Despite being termed "Drama" there is on real plot or action taking place. Four mythological figures - Bellona, Pallas, Irene & Fame - shaped in baroque fashion as allegories of the qualities they traditionally stand for, celebrate and honour the real protagonist's (Maria Josepha) virtues accordingly. All these flattering phrases served a concrete occasional purpose (Birthday here), where individual concerns are connected with current socio-political circumstances. Leipzig's functional counterpart to the Italian serenata?

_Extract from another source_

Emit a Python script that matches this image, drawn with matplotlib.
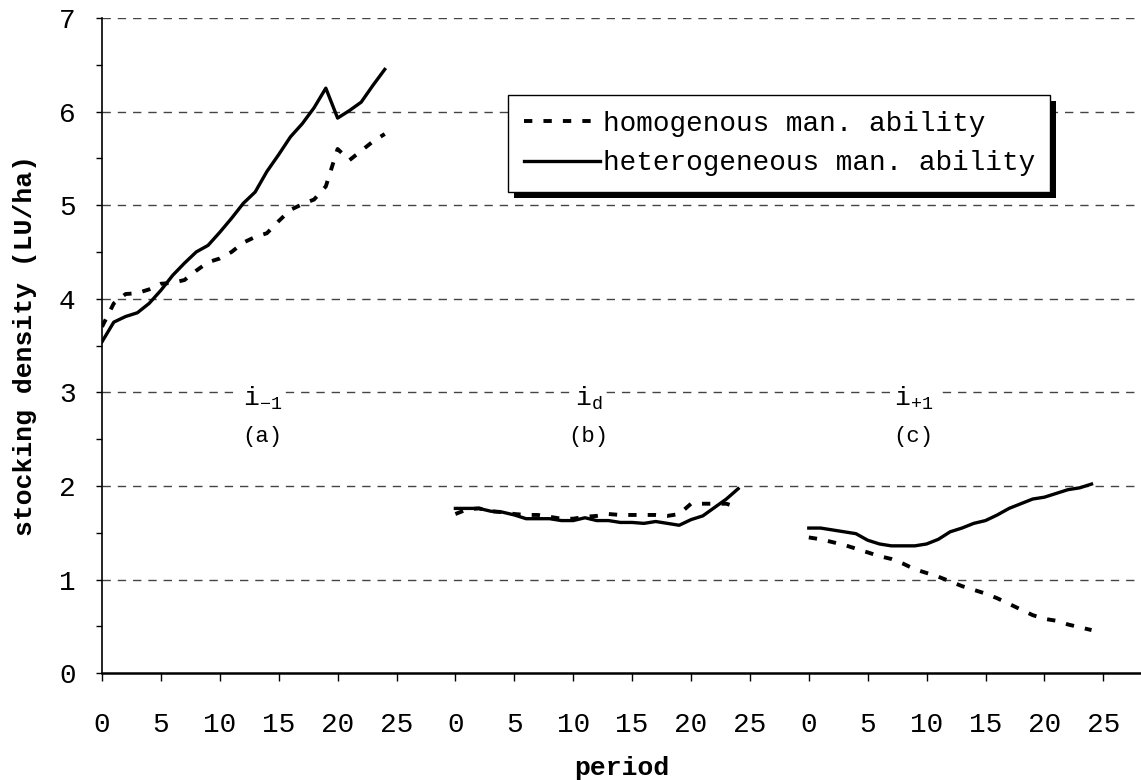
import numpy as np
import matplotlib
matplotlib.use('Agg')
import matplotlib.pyplot as plt
from matplotlib.patches import Rectangle
from matplotlib.transforms import IdentityTransform

plt.rcParams['font.family'] = ['Liberation Mono', 'DejaVu Sans Mono']
plt.rcParams['mathtext.fontset'] = 'custom'
plt.rcParams['mathtext.rm'] = 'Liberation Mono'
plt.rcParams['mathtext.it'] = 'Liberation Mono'
plt.rcParams['lines.scale_dashes'] = False

# periods 0..24 for each of the three panels
periods = np.arange(25)

# (a) i-1
homo_a = [3.70, 3.95, 4.05, 4.06, 4.10, 4.16, 4.17, 4.20, 4.30, 4.39,
          4.43, 4.50, 4.60, 4.66, 4.70, 4.83, 4.95, 5.01, 5.06, 5.20,
          5.60, 5.48, 5.58, 5.68, 5.76]
hetero_a = [3.54, 3.75, 3.81, 3.85, 3.95, 4.09, 4.25, 4.38, 4.50, 4.57,
            4.71, 4.86, 5.02, 5.14, 5.36, 5.54, 5.73, 5.87, 6.04, 6.25,
            5.93, 6.01, 6.10, 6.28, 6.45]

# (b) id
homo_b = [1.70, 1.75, 1.76, 1.73, 1.72, 1.70, 1.69, 1.69, 1.67, 1.65,
          1.65, 1.67, 1.68, 1.70, 1.69, 1.69, 1.69, 1.69, 1.68, 1.70,
          1.81, 1.81, 1.81, 1.81, 1.77]
hetero_b = [1.76, 1.76, 1.76, 1.73, 1.72, 1.69, 1.65, 1.65, 1.65, 1.63,
            1.63, 1.66, 1.63, 1.63, 1.61, 1.61, 1.60, 1.62, 1.60, 1.58,
            1.64, 1.68, 1.77, 1.86, 1.97]

# (c) i+1
homo_c = [1.45, 1.43, 1.40, 1.37, 1.33, 1.29, 1.25, 1.22, 1.17, 1.11,
          1.07, 1.03, 0.98, 0.93, 0.89, 0.85, 0.80, 0.74, 0.68, 0.62,
          0.58, 0.56, 0.52, 0.49, 0.46]
hetero_c = [1.55, 1.55, 1.53, 1.51, 1.49, 1.42, 1.38, 1.36, 1.36, 1.36,
            1.38, 1.43, 1.51, 1.55, 1.60, 1.63, 1.69, 1.76, 1.81, 1.86,
            1.88, 1.92, 1.96, 1.98, 2.02]

panel_labels = [r'$\mathregular{i_{-1}}$', r'$\mathregular{i_{d}}$', r'$\mathregular{i_{+1}}$']
panel_tags = ['(a)', '(b)', '(c)']
tick_labels = ['0', '5', '10', '15', '20', '25']

offset = 30  # each panel shifted along the shared axis

fig = plt.figure(figsize=(11.41, 7.8), dpi=100)
ax = fig.add_axes([0.0894, 0.137, 0.9106, 0.840])

dash = (0, (6, 8))
homos = [homo_a, homo_b, homo_c]
heteros = [hetero_a, hetero_b, hetero_c]
for k in range(3):
    x = periods + k * offset
    ax.plot(x, homos[k], color='black', lw=2.8, linestyle=dash,
            label='homogenous man. ability' if k == 0 else None)
    ax.plot(x, heteros[k], color='black', lw=2.4,
            label='heterogeneous man. ability' if k == 0 else None)

label_x = [13.6, 41.3, 68.9]
for k in range(3):
    ax.text(label_x[k], 2.93, panel_labels[k], ha='center', va='center', fontsize=19,
            bbox=dict(facecolor='white', edgecolor='none', pad=2), zorder=3)
    ax.text(label_x[k], 2.53, panel_tags[k], ha='center', va='center', fontsize=16, zorder=3)

ax.set_xlim(0, 88.2)
ax.set_ylim(0, 7)
xt = [k * offset + v for k in range(3) for v in range(0, 30, 5)]
ax.set_xticks(xt)
ax.set_xticklabels(tick_labels * 3)
ax.set_yticks(range(8))
ax.set_yticks(np.arange(0.5, 7, 1.0), minor=True)
ax.tick_params(axis='x', direction='out', length=6, width=1, pad=22, labelsize=20)
ax.tick_params(axis='y', which='major', direction='out', length=4, width=1, pad=15, labelsize=20)
ax.tick_params(axis='y', which='minor', direction='out', length=4, width=1)

for y in range(1, 8):
    ax.axhline(y, color='#444444', lw=1, linestyle=(0, (6, 5)), zorder=0)

ax.spines['top'].set_visible(False)
ax.spines['right'].set_visible(False)
ax.spines['bottom'].set_linewidth(1.8)
ax.spines['left'].set_linewidth(1.2)

ax.set_xlabel('period', fontsize=19, fontweight='bold', labelpad=13)
ax.set_ylabel('stocking density (LU/ha)', fontsize=19, fontweight='bold', labelpad=16)

leg = ax.legend(loc='upper left', bbox_to_anchor=(0.391, 0.882), fontsize=20,
                frameon=True, fancybox=False, framealpha=1, facecolor='white',
                handlelength=2.75, handletextpad=0.1,
                borderpad=0.55, labelspacing=0.5, borderaxespad=0)
leg.get_frame().set_edgecolor('black')
leg.get_frame().set_linewidth(1)
leg.set_zorder(6)

fig.canvas.draw()
bb = leg.get_window_extent()
sh = 6
ax.add_patch(Rectangle((bb.x0 + sh, bb.y0 - sh), bb.width, bb.height,
                       transform=IdentityTransform(), facecolor='black',
                       edgecolor='none', zorder=5))
fig.savefig('out.png', dpi=100)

Secular cantatas like BWV 214 are typhical in the context of Bach's production in this period, when his mind had moved to Saxony's capital Dresden, although he remained in Leipzig. Even though only BWV 214 was dedicated to Queen Maria Josepha, Zelenka's most important patron, Bach dedicated several similar cantatas to other members of the Royal family at this time. Often he went to the capital to attend or participate in musical performances, and it is reasonable to assume that he took aquired knowledge of the legendary Dresden Court orchestra's abilities into account when composing. Originally, the short version of the famous b-minor Mass (BWV 232a) (Kyrie & Gloria) was performed in the Court Curch in 1733. So, why all these efforts? Like Zelenka, Bach wanted to impress, hoping that the vacant post as Royal Court Kapellmeister for the world's best orchestra would become his... Whether Zelenka inspired Bach to start composing Masses from the 1730s remains a reasonable hypothesis based on circumstantial evidence, but we DO HAVE direct evidence, through son C.P.E. Bach, that they both admired and knew each other personally after his father's Dresden journeys.